Supplied material:

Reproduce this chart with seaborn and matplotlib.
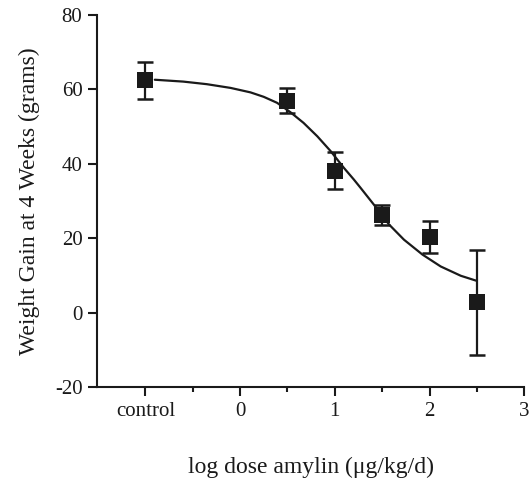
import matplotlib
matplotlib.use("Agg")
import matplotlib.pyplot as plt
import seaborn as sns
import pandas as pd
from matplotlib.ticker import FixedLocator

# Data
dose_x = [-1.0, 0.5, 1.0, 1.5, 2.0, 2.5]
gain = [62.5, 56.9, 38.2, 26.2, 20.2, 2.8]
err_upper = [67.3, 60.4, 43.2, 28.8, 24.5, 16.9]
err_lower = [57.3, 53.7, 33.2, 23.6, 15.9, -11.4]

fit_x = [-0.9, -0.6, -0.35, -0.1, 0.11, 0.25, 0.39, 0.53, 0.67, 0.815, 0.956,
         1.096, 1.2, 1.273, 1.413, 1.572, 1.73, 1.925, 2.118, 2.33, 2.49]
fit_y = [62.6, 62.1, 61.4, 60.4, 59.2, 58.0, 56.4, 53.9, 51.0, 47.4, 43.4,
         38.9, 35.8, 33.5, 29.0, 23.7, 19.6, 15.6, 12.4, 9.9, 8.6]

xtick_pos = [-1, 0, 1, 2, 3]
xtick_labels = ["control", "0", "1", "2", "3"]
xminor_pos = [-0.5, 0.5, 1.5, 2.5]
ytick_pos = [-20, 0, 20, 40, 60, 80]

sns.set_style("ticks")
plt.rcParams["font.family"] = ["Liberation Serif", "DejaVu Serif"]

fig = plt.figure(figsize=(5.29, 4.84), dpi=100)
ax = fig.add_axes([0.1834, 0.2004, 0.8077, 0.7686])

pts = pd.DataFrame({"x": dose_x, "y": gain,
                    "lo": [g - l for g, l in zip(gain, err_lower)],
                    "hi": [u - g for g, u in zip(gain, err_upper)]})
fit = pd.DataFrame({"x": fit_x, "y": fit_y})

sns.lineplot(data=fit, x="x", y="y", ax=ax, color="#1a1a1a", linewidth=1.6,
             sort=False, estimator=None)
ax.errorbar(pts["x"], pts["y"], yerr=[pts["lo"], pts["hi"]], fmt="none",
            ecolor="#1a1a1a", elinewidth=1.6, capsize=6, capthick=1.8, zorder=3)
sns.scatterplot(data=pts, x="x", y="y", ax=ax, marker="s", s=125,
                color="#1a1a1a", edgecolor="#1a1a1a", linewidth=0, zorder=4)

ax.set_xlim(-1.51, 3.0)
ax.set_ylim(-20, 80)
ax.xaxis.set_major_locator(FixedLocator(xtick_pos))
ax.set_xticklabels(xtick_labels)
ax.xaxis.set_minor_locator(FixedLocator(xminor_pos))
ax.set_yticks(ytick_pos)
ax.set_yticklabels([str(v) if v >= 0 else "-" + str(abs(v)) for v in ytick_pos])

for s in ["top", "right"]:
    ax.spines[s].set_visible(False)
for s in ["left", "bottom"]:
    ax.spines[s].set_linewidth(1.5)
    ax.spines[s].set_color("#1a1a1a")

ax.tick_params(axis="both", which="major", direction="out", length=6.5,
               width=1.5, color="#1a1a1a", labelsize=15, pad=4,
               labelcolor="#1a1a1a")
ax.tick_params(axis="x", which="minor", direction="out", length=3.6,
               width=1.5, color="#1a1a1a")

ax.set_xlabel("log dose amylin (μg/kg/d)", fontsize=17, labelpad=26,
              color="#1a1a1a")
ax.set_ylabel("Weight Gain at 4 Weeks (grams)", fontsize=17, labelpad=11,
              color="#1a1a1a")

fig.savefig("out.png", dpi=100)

Instruction: Leave out the pictures and give the listing above again exactly.

Output of the task:
Reproduce this chart with seaborn and matplotlib.
import matplotlib
matplotlib.use("Agg")
import matplotlib.pyplot as plt
import seaborn as sns
import pandas as pd
from matplotlib.ticker import FixedLocator

# Data
dose_x = [-1.0, 0.5, 1.0, 1.5, 2.0, 2.5]
gain = [62.5, 56.9, 38.2, 26.2, 20.2, 2.8]
err_upper = [67.3, 60.4, 43.2, 28.8, 24.5, 16.9]
err_lower = [57.3, 53.7, 33.2, 23.6, 15.9, -11.4]

fit_x = [-0.9, -0.6, -0.35, -0.1, 0.11, 0.25, 0.39, 0.53, 0.67, 0.815, 0.956,
         1.096, 1.2, 1.273, 1.413, 1.572, 1.73, 1.925, 2.118, 2.33, 2.49]
fit_y = [62.6, 62.1, 61.4, 60.4, 59.2, 58.0, 56.4, 53.9, 51.0, 47.4, 43.4,
         38.9, 35.8, 33.5, 29.0, 23.7, 19.6, 15.6, 12.4, 9.9, 8.6]

xtick_pos = [-1, 0, 1, 2, 3]
xtick_labels = ["control", "0", "1", "2", "3"]
xminor_pos = [-0.5, 0.5, 1.5, 2.5]
ytick_pos = [-20, 0, 20, 40, 60, 80]

sns.set_style("ticks")
plt.rcParams["font.family"] = ["Liberation Serif", "DejaVu Serif"]

fig = plt.figure(figsize=(5.29, 4.84), dpi=100)
ax = fig.add_axes([0.1834, 0.2004, 0.8077, 0.7686])

pts = pd.DataFrame({"x": dose_x, "y": gain,
                    "lo": [g - l for g, l in zip(gain, err_lower)],
                    "hi": [u - g for g, u in zip(gain, err_upper)]})
fit = pd.DataFrame({"x": fit_x, "y": fit_y})

sns.lineplot(data=fit, x="x", y="y", ax=ax, color="#1a1a1a", linewidth=1.6,
             sort=False, estimator=None)
ax.errorbar(pts["x"], pts["y"], yerr=[pts["lo"], pts["hi"]], fmt="none",
            ecolor="#1a1a1a", elinewidth=1.6, capsize=6, capthick=1.8, zorder=3)
sns.scatterplot(data=pts, x="x", y="y", ax=ax, marker="s", s=125,
                color="#1a1a1a", edgecolor="#1a1a1a", linewidth=0, zorder=4)

ax.set_xlim(-1.51, 3.0)
ax.set_ylim(-20, 80)
ax.xaxis.set_major_locator(FixedLocator(xtick_pos))
ax.set_xticklabels(xtick_labels)
ax.xaxis.set_minor_locator(FixedLocator(xminor_pos))
ax.set_yticks(ytick_pos)
ax.set_yticklabels([str(v) if v >= 0 else "-" + str(abs(v)) for v in ytick_pos])

for s in ["top", "right"]:
    ax.spines[s].set_visible(False)
for s in ["left", "bottom"]:
    ax.spines[s].set_linewidth(1.5)
    ax.spines[s].set_color("#1a1a1a")

ax.tick_params(axis="both", which="major", direction="out", length=6.5,
               width=1.5, color="#1a1a1a", labelsize=15, pad=4,
               labelcolor="#1a1a1a")
ax.tick_params(axis="x", which="minor", direction="out", length=3.6,
               width=1.5, color="#1a1a1a")

ax.set_xlabel("log dose amylin (μg/kg/d)", fontsize=17, labelpad=26,
              color="#1a1a1a")
ax.set_ylabel("Weight Gain at 4 Weeks (grams)", fontsize=17, labelpad=11,
              color="#1a1a1a")

fig.savefig("out.png", dpi=100)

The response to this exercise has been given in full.